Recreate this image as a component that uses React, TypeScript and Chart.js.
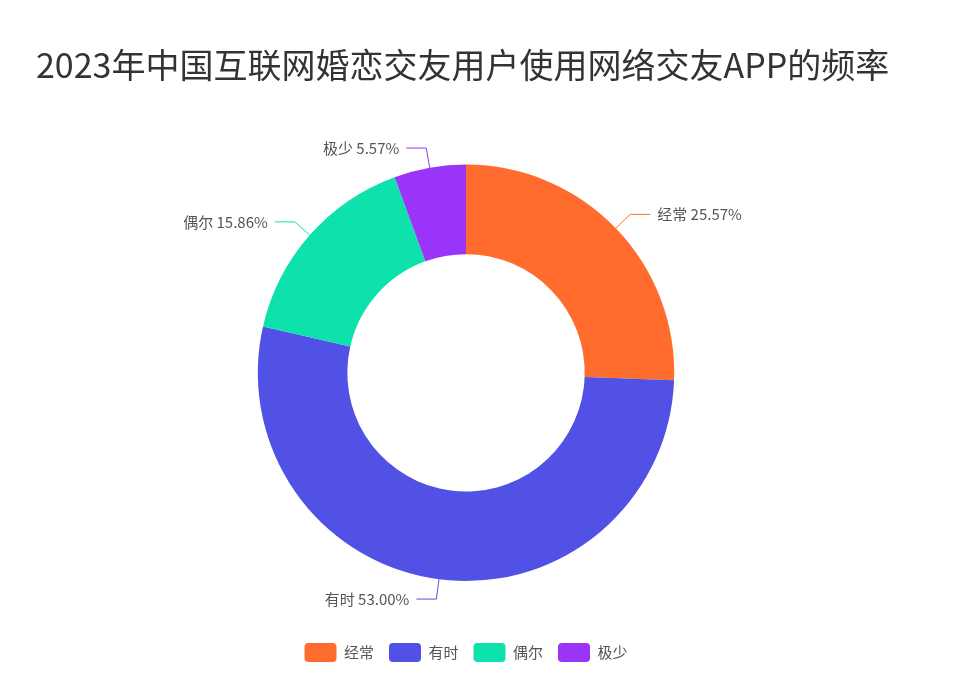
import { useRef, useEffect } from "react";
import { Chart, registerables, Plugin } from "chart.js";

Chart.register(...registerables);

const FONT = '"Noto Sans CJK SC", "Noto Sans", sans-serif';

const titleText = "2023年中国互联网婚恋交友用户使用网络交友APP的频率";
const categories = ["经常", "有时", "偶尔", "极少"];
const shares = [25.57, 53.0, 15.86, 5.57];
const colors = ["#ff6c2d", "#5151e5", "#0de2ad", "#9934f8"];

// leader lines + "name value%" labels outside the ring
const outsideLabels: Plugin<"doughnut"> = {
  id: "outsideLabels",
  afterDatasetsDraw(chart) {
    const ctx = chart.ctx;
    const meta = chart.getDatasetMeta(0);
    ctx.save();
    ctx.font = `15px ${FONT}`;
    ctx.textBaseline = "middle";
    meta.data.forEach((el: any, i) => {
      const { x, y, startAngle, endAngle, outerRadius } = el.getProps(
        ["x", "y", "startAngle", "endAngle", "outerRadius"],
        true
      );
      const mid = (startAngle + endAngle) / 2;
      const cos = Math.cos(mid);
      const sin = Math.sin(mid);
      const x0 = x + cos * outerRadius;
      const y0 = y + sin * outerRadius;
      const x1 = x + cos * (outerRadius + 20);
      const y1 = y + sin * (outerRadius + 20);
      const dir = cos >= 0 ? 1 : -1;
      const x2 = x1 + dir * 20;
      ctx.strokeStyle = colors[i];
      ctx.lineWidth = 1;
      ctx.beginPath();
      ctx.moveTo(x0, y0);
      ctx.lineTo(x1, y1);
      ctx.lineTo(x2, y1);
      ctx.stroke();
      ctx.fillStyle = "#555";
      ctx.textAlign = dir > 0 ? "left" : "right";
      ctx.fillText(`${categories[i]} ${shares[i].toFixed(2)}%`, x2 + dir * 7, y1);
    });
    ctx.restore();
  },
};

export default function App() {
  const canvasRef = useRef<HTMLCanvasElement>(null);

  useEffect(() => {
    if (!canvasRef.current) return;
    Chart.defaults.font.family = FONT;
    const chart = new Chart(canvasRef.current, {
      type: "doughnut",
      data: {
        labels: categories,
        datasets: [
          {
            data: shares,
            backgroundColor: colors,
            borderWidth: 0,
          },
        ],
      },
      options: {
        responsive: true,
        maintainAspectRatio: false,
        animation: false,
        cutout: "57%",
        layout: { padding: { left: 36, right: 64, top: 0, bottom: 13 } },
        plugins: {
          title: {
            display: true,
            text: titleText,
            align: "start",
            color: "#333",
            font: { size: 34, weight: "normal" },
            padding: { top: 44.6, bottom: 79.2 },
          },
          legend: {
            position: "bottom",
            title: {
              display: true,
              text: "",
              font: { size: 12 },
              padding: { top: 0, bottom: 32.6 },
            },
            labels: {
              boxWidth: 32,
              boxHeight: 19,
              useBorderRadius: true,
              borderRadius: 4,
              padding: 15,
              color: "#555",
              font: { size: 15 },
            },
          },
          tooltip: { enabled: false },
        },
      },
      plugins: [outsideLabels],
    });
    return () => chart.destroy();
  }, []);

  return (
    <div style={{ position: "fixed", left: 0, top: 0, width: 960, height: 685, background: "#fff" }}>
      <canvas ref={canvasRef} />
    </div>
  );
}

····················

__Given instruction__. Quote, please, every line of the material above from its start through the line that has "const canvasRef = useRef<HTMLCanvasElement>(null);", reproducing the words exactly and dropping any images.

__The answer__.
Recreate this image as a component that uses React, TypeScript and Chart.js.
import { useRef, useEffect } from "react";
import { Chart, registerables, Plugin } from "chart.js";

Chart.register(...registerables);

const FONT = '"Noto Sans CJK SC", "Noto Sans", sans-serif';

const titleText = "2023年中国互联网婚恋交友用户使用网络交友APP的频率";
const categories = ["经常", "有时", "偶尔", "极少"];
const shares = [25.57, 53.0, 15.86, 5.57];
const colors = ["#ff6c2d", "#5151e5", "#0de2ad", "#9934f8"];

// leader lines + "name value%" labels outside the ring
const outsideLabels: Plugin<"doughnut"> = {
  id: "outsideLabels",
  afterDatasetsDraw(chart) {
    const ctx = chart.ctx;
    const meta = chart.getDatasetMeta(0);
    ctx.save();
    ctx.font = `15px ${FONT}`;
    ctx.textBaseline = "middle";
    meta.data.forEach((el: any, i) => {
      const { x, y, startAngle, endAngle, outerRadius } = el.getProps(
        ["x", "y", "startAngle", "endAngle", "outerRadius"],
        true
      );
      const mid = (startAngle + endAngle) / 2;
      const cos = Math.cos(mid);
      const sin = Math.sin(mid);
      const x0 = x + cos * outerRadius;
      const y0 = y + sin * outerRadius;
      const x1 = x + cos * (outerRadius + 20);
      const y1 = y + sin * (outerRadius + 20);
      const dir = cos >= 0 ? 1 : -1;
      const x2 = x1 + dir * 20;
      ctx.strokeStyle = colors[i];
      ctx.lineWidth = 1;
      ctx.beginPath();
      ctx.moveTo(x0, y0);
      ctx.lineTo(x1, y1);
      ctx.lineTo(x2, y1);
      ctx.stroke();
      ctx.fillStyle = "#555";
      ctx.textAlign = dir > 0 ? "left" : "right";
      ctx.fillText(`${categories[i]} ${shares[i].toFixed(2)}%`, x2 + dir * 7, y1);
    });
    ctx.restore();
  },
};

export default function App() {
  const canvasRef = useRef<HTMLCanvasElement>(null);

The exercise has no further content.